___ DATA SECTION ___

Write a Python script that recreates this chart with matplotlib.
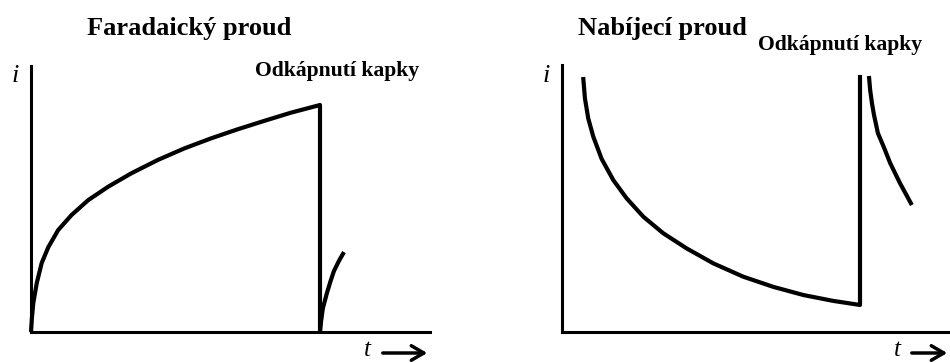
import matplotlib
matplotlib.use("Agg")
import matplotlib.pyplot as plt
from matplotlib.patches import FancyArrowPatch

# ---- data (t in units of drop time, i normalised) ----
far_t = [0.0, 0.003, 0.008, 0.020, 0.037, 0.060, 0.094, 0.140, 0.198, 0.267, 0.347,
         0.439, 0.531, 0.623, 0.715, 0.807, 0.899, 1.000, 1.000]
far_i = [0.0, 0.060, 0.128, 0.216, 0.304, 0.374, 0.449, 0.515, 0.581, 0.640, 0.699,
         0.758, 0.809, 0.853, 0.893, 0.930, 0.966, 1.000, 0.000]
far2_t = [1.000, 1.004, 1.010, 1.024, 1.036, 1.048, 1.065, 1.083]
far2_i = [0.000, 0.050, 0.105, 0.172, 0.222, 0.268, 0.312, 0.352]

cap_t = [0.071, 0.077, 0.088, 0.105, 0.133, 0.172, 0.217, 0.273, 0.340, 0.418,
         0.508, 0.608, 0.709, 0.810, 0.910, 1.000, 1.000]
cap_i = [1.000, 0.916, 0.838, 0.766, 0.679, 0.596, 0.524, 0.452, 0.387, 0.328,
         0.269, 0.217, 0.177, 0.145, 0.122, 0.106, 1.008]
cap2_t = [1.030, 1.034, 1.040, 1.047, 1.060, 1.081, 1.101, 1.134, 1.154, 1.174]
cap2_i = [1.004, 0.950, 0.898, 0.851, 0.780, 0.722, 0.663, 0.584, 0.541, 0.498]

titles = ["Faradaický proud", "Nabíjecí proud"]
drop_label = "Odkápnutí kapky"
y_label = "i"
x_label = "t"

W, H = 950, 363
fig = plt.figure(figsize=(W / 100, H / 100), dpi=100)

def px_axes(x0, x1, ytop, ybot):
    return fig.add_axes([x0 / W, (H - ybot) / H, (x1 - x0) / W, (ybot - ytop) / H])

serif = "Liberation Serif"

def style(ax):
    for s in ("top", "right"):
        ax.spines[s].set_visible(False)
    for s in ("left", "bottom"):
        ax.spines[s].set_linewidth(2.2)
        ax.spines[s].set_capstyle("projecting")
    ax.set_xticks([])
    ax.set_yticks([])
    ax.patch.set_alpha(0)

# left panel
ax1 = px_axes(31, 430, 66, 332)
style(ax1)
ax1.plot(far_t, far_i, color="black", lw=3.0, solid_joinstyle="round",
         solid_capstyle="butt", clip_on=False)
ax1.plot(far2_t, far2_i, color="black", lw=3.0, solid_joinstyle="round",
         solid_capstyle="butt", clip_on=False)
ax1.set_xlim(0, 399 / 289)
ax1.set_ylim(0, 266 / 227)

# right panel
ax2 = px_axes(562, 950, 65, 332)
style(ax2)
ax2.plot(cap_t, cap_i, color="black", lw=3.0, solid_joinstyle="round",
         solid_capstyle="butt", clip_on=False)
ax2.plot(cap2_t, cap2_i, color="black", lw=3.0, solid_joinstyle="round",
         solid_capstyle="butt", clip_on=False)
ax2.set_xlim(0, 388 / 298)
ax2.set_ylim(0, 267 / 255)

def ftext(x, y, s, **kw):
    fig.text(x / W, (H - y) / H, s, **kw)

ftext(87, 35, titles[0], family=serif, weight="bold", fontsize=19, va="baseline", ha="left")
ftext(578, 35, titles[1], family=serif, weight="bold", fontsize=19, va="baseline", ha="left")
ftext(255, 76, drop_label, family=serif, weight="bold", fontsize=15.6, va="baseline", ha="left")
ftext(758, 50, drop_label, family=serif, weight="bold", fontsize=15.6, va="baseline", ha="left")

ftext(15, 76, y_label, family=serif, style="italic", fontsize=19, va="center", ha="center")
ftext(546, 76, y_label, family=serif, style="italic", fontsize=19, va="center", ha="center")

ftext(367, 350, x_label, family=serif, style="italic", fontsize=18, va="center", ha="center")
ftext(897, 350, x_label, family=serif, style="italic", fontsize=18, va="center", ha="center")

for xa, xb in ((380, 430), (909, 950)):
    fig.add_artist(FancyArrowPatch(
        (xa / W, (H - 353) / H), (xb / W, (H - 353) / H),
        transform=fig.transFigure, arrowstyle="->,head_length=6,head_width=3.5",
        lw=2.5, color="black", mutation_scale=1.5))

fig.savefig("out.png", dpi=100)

___

_EXERCISE AIM_
Return the material exactly as given, apart from the pictures.

_WRITTEN ANSWER_
Write a Python script that recreates this chart with matplotlib.
import matplotlib
matplotlib.use("Agg")
import matplotlib.pyplot as plt
from matplotlib.patches import FancyArrowPatch

# ---- data (t in units of drop time, i normalised) ----
far_t = [0.0, 0.003, 0.008, 0.020, 0.037, 0.060, 0.094, 0.140, 0.198, 0.267, 0.347,
         0.439, 0.531, 0.623, 0.715, 0.807, 0.899, 1.000, 1.000]
far_i = [0.0, 0.060, 0.128, 0.216, 0.304, 0.374, 0.449, 0.515, 0.581, 0.640, 0.699,
         0.758, 0.809, 0.853, 0.893, 0.930, 0.966, 1.000, 0.000]
far2_t = [1.000, 1.004, 1.010, 1.024, 1.036, 1.048, 1.065, 1.083]
far2_i = [0.000, 0.050, 0.105, 0.172, 0.222, 0.268, 0.312, 0.352]

cap_t = [0.071, 0.077, 0.088, 0.105, 0.133, 0.172, 0.217, 0.273, 0.340, 0.418,
         0.508, 0.608, 0.709, 0.810, 0.910, 1.000, 1.000]
cap_i = [1.000, 0.916, 0.838, 0.766, 0.679, 0.596, 0.524, 0.452, 0.387, 0.328,
         0.269, 0.217, 0.177, 0.145, 0.122, 0.106, 1.008]
cap2_t = [1.030, 1.034, 1.040, 1.047, 1.060, 1.081, 1.101, 1.134, 1.154, 1.174]
cap2_i = [1.004, 0.950, 0.898, 0.851, 0.780, 0.722, 0.663, 0.584, 0.541, 0.498]

titles = ["Faradaický proud", "Nabíjecí proud"]
drop_label = "Odkápnutí kapky"
y_label = "i"
x_label = "t"

W, H = 950, 363
fig = plt.figure(figsize=(W / 100, H / 100), dpi=100)

def px_axes(x0, x1, ytop, ybot):
    return fig.add_axes([x0 / W, (H - ybot) / H, (x1 - x0) / W, (ybot - ytop) / H])

serif = "Liberation Serif"

def style(ax):
    for s in ("top", "right"):
        ax.spines[s].set_visible(False)
    for s in ("left", "bottom"):
        ax.spines[s].set_linewidth(2.2)
        ax.spines[s].set_capstyle("projecting")
    ax.set_xticks([])
    ax.set_yticks([])
    ax.patch.set_alpha(0)

# left panel
ax1 = px_axes(31, 430, 66, 332)
style(ax1)
ax1.plot(far_t, far_i, color="black", lw=3.0, solid_joinstyle="round",
         solid_capstyle="butt", clip_on=False)
ax1.plot(far2_t, far2_i, color="black", lw=3.0, solid_joinstyle="round",
         solid_capstyle="butt", clip_on=False)
ax1.set_xlim(0, 399 / 289)
ax1.set_ylim(0, 266 / 227)

# right panel
ax2 = px_axes(562, 950, 65, 332)
style(ax2)
ax2.plot(cap_t, cap_i, color="black", lw=3.0, solid_joinstyle="round",
         solid_capstyle="butt", clip_on=False)
ax2.plot(cap2_t, cap2_i, color="black", lw=3.0, solid_joinstyle="round",
         solid_capstyle="butt", clip_on=False)
ax2.set_xlim(0, 388 / 298)
ax2.set_ylim(0, 267 / 255)

def ftext(x, y, s, **kw):
    fig.text(x / W, (H - y) / H, s, **kw)

ftext(87, 35, titles[0], family=serif, weight="bold", fontsize=19, va="baseline", ha="left")
ftext(578, 35, titles[1], family=serif, weight="bold", fontsize=19, va="baseline", ha="left")
ftext(255, 76, drop_label, family=serif, weight="bold", fontsize=15.6, va="baseline", ha="left")
ftext(758, 50, drop_label, family=serif, weight="bold", fontsize=15.6, va="baseline", ha="left")

ftext(15, 76, y_label, family=serif, style="italic", fontsize=19, va="center", ha="center")
ftext(546, 76, y_label, family=serif, style="italic", fontsize=19, va="center", ha="center")

ftext(367, 350, x_label, family=serif, style="italic", fontsize=18, va="center", ha="center")
ftext(897, 350, x_label, family=serif, style="italic", fontsize=18, va="center", ha="center")

for xa, xb in ((380, 430), (909, 950)):
    fig.add_artist(FancyArrowPatch(
        (xa / W, (H - 353) / H), (xb / W, (H - 353) / H),
        transform=fig.transFigure, arrowstyle="->,head_length=6,head_width=3.5",
        lw=2.5, color="black", mutation_scale=1.5))

fig.savefig("out.png", dpi=100)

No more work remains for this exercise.